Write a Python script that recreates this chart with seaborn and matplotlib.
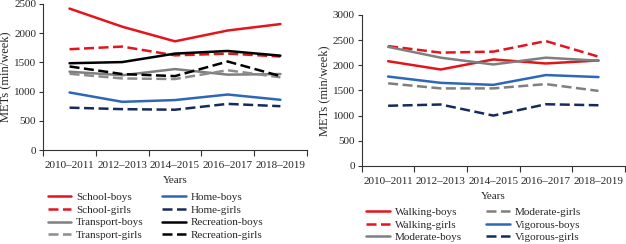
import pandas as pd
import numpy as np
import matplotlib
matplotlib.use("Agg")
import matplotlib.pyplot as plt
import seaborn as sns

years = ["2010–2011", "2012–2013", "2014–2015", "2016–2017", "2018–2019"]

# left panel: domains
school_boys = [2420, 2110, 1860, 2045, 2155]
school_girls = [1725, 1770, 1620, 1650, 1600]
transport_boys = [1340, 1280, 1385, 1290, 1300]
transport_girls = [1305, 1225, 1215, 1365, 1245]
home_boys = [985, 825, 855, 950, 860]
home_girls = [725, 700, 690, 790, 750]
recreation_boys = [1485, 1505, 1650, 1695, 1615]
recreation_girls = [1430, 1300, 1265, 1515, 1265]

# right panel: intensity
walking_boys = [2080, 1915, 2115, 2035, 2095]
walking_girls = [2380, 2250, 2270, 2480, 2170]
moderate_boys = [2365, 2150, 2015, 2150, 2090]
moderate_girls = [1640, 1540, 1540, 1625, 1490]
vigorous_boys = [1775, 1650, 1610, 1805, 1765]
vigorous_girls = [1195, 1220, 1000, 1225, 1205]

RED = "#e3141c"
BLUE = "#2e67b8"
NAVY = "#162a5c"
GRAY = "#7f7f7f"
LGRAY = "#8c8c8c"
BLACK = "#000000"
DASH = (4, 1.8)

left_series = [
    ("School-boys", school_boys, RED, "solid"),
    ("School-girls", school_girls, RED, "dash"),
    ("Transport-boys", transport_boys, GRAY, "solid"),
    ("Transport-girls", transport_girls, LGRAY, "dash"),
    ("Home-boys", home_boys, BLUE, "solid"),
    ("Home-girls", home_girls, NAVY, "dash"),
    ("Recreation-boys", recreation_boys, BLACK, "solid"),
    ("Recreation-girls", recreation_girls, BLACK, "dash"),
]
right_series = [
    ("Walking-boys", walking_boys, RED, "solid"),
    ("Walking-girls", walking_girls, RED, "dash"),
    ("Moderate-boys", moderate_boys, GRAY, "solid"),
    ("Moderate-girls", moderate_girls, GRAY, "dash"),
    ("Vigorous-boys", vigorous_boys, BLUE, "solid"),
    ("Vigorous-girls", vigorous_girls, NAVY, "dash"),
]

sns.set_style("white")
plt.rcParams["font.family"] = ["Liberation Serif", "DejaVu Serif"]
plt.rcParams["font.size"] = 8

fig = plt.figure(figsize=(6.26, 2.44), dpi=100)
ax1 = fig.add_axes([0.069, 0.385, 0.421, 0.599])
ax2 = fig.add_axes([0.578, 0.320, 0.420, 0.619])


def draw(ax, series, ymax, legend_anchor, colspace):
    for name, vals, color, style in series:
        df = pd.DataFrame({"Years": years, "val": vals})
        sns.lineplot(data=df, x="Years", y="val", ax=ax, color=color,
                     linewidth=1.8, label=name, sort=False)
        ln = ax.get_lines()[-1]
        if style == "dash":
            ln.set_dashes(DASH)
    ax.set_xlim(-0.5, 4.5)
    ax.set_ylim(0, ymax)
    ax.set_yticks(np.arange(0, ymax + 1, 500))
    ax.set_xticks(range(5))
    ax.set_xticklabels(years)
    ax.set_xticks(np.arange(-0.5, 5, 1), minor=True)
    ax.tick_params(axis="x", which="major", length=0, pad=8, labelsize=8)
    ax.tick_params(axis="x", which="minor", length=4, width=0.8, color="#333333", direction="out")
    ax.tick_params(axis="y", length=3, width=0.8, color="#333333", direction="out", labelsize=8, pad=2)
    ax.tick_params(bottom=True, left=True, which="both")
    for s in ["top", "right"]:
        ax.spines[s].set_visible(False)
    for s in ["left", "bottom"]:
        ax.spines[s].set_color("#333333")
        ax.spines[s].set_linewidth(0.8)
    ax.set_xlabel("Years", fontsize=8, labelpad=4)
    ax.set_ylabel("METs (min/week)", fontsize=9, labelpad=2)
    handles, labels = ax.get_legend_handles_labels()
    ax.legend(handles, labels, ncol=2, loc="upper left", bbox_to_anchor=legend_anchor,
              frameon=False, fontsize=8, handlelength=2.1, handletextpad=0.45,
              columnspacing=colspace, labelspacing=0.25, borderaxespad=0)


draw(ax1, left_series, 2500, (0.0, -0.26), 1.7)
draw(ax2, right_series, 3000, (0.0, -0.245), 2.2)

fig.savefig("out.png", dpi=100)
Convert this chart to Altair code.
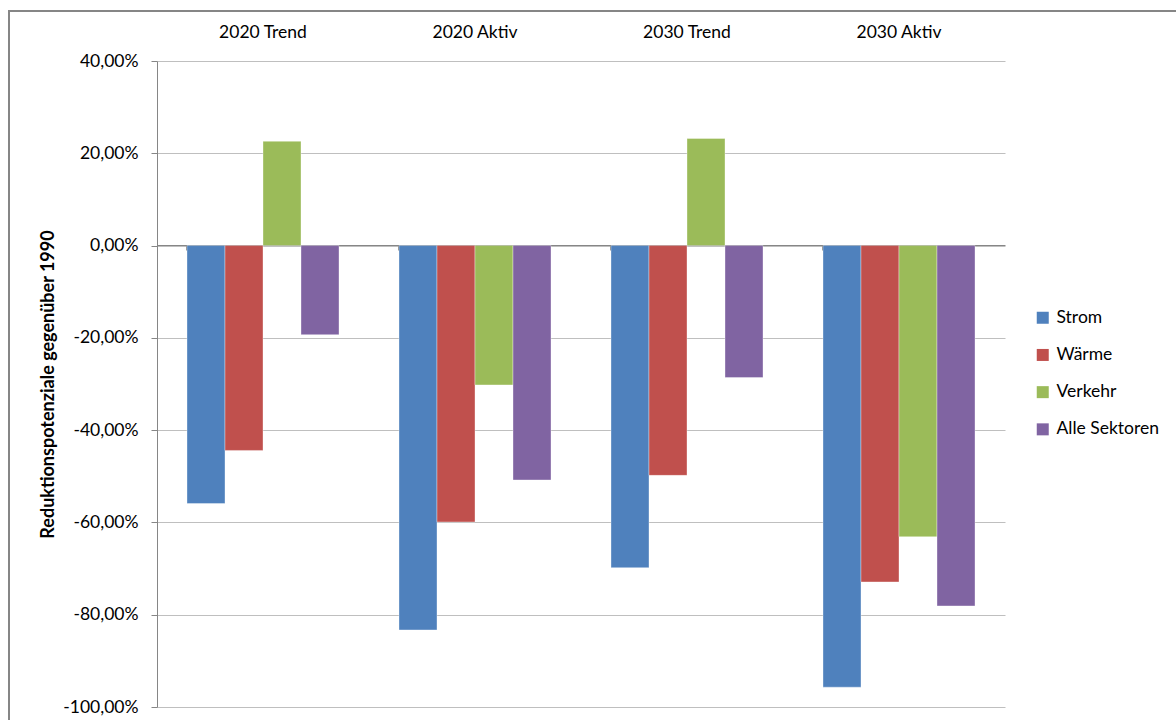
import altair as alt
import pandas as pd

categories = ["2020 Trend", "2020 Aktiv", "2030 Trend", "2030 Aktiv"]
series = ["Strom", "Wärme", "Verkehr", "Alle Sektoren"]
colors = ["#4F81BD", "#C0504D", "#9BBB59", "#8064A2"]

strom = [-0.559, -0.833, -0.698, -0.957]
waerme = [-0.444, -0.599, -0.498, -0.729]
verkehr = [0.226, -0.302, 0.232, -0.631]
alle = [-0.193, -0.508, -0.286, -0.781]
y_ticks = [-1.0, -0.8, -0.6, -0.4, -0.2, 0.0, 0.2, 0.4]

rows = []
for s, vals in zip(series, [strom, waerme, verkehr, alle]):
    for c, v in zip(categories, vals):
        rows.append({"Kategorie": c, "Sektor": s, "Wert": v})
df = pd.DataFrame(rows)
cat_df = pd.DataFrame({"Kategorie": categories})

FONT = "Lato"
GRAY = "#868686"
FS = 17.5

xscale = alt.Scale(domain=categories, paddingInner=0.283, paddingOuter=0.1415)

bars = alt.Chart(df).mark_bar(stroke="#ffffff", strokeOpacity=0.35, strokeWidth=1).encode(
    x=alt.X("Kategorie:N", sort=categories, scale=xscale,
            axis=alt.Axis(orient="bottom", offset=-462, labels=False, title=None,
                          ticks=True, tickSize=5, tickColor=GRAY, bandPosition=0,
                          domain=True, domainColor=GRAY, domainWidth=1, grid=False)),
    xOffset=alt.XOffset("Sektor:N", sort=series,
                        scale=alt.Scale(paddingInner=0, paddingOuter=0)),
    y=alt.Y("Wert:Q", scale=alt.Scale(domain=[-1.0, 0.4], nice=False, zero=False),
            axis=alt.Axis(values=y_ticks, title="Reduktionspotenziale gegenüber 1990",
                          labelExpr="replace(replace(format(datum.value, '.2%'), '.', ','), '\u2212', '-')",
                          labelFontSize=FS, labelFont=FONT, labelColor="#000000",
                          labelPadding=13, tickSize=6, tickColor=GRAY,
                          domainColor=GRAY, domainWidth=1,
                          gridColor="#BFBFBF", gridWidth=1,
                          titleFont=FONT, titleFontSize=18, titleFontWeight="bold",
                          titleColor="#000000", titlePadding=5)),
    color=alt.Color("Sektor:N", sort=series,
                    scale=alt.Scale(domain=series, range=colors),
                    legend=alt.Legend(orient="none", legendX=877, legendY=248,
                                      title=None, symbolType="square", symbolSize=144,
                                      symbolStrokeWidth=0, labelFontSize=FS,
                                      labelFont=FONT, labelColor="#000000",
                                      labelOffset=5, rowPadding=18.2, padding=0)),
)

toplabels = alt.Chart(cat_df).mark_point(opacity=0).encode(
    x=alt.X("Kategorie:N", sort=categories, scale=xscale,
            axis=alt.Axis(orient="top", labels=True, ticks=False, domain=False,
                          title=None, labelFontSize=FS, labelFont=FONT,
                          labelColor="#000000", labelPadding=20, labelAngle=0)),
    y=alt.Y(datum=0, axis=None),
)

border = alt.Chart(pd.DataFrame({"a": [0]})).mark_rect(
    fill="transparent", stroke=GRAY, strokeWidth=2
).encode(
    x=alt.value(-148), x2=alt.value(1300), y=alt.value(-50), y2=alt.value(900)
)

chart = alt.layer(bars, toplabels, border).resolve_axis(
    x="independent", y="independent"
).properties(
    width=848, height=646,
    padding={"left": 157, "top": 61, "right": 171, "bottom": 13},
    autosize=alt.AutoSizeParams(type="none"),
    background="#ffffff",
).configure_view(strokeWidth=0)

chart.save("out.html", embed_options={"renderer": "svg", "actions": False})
----------------------------------------
▸ **Stated goal**: Only the lines from the one with "Convert this chart to Altair code." through the one with "y_ticks = [-1.0, -0.8, -0.6, -0.4, -0.2, 0.0, 0.2, 0.4]" belong in your copy; retype them exactly and drop any pictures.

▸ **Problem solution**:
Convert this chart to Altair code.
import altair as alt
import pandas as pd

categories = ["2020 Trend", "2020 Aktiv", "2030 Trend", "2030 Aktiv"]
series = ["Strom", "Wärme", "Verkehr", "Alle Sektoren"]
colors = ["#4F81BD", "#C0504D", "#9BBB59", "#8064A2"]

strom = [-0.559, -0.833, -0.698, -0.957]
waerme = [-0.444, -0.599, -0.498, -0.729]
verkehr = [0.226, -0.302, 0.232, -0.631]
alle = [-0.193, -0.508, -0.286, -0.781]
y_ticks = [-1.0, -0.8, -0.6, -0.4, -0.2, 0.0, 0.2, 0.4]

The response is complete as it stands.